“If you could ask God one question, and you knew it would be answered, what would it be?”

That is the last question of the first week of Christianity Explored which Growth Groups are doing together this term. I always find that lots of good questions come out. One group’s questions included:

  1. Why if God is a good God does he punish people through hell? Why just not let those people into heaven?
  2. Why does God allow suffering?
  3. Are our lives predetermined or predestined?
  4. When does the second coming happen?

Maybe your group had similar questions – or maybe you have those questions! If so, you may be wondering where to turn. Here are some suggestions:

Short videos


Recommended books

  • There is an excellent series of short, well-written books on Questions Christians Ask (e.g. Where was God when that happened? Is hell for real?) Questions Christians Ask | The Good Book Company. I will put a stand with all these books at the back of the Church Hall this Sunday so that you can have a browse.
  • There is also an excellent series called Questioning Faith (e.g. Where is God in all the suffering? Can science explain everything?) Questioning Faith | The Good Book Company
  • There is a series of Little Black Books (e.g. Suffering and Evil, Predestination) which are useful.
  • There is a book If you could ask God one question? by Paul Williams and Barry Cooper which looks at the 12 most frequently asked questions about God, and Amy Orr-Ewing has written But is it Real? which answers 10 common objections to the Christian Faith.

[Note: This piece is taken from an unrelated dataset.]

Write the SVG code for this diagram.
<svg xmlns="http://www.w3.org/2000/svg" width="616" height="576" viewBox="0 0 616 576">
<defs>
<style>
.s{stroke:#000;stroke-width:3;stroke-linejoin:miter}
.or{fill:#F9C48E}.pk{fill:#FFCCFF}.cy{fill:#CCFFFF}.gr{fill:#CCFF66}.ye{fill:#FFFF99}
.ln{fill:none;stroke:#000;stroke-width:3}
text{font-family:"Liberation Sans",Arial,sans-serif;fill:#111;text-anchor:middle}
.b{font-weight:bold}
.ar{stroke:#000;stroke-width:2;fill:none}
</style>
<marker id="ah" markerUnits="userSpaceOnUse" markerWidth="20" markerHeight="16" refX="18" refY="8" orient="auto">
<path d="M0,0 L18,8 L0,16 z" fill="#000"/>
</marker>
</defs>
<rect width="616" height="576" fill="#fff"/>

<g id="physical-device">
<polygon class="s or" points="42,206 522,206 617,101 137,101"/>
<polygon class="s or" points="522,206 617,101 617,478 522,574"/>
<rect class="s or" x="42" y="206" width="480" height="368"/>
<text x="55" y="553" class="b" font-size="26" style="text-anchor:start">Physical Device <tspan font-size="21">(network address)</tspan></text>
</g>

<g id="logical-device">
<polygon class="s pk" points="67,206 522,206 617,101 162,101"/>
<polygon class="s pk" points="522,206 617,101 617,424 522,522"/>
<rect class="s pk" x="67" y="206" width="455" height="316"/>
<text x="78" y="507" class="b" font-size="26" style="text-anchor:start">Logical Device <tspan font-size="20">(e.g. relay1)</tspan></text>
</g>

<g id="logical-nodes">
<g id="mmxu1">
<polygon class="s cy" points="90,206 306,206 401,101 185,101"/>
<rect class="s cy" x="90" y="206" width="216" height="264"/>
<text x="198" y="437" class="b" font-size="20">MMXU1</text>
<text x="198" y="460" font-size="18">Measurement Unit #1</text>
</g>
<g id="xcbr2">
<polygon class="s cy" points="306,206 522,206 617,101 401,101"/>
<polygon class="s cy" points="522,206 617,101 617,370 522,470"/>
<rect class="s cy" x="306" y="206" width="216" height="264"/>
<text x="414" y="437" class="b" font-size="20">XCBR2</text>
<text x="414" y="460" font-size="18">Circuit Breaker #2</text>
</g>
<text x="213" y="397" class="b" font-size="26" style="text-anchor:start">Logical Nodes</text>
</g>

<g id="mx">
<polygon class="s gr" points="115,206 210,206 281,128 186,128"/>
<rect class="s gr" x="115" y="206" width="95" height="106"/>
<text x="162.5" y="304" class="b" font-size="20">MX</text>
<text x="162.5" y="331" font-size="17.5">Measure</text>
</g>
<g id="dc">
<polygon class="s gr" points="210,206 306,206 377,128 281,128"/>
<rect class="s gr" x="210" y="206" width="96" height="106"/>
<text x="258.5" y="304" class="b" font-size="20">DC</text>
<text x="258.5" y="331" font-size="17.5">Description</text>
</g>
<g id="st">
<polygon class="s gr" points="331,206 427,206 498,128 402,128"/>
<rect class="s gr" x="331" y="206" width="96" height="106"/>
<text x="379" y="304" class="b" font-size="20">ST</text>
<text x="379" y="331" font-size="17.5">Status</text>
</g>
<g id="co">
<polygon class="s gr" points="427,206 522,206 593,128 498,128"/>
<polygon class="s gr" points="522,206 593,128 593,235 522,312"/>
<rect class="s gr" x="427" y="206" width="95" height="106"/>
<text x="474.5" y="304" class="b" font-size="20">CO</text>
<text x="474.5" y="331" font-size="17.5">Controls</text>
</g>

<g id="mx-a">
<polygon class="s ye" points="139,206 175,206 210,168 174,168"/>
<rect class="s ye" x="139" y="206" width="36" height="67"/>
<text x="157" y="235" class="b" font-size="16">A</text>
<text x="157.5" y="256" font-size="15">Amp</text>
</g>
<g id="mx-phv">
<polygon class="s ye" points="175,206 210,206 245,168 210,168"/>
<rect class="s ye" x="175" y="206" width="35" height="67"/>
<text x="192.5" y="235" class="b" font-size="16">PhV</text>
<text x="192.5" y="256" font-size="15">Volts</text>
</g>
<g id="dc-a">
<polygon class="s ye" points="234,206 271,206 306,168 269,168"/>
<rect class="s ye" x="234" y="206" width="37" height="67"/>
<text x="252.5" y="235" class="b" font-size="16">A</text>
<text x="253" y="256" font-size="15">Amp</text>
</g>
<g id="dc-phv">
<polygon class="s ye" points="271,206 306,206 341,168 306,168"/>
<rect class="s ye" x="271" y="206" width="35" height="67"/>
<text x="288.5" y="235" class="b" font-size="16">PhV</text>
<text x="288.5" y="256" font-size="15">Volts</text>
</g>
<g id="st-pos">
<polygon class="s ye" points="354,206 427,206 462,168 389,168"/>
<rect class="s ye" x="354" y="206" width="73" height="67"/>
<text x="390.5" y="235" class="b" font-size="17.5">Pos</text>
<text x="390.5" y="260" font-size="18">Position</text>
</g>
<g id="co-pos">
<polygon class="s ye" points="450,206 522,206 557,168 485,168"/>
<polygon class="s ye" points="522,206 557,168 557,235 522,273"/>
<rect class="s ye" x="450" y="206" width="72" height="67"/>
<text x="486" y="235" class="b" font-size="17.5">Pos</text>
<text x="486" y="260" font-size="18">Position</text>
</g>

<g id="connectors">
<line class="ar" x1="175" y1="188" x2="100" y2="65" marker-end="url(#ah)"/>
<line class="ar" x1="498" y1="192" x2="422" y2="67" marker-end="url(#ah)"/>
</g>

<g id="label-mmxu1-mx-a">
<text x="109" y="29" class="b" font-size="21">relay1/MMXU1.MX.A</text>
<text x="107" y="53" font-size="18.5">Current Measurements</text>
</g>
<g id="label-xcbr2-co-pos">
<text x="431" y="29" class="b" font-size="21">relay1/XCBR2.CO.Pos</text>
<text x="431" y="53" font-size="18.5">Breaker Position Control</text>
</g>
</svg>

Another great resource is the St Mary’s library which has lots of books for use by the church family.

Deuteronomy 29:29 says: “The secret things belong to the LORD our God, but the things revealed belong to us and to our children for ever, that we may follow all the words of this law.” This verse is a reminder that there are things which God has revealed to us and also things which, for now, we won’t understand because God has not chosen to reveal them to us.

You may know the words of the hymn I cannot tell why He, whom Angels worship by William Fullerton. Each verse starts with those words ‘I cannot tell’ and then speaks of something which is outside the author’s grasp. The second half of each verse starts with the words, ‘But this I know’ and then continues with a truth which God has revealed to us.

If we are dealing with the things of God it is inevitable that there will be matters which are beyond our grasp. It is right to keep asking and thinking about them but we must not let them preoccupy us so much that we neglect the wonderful things which God has revealed to us which are sufficient for us to know him, are a firm basis to trust in him and are the foundation for the hope we have in Christ.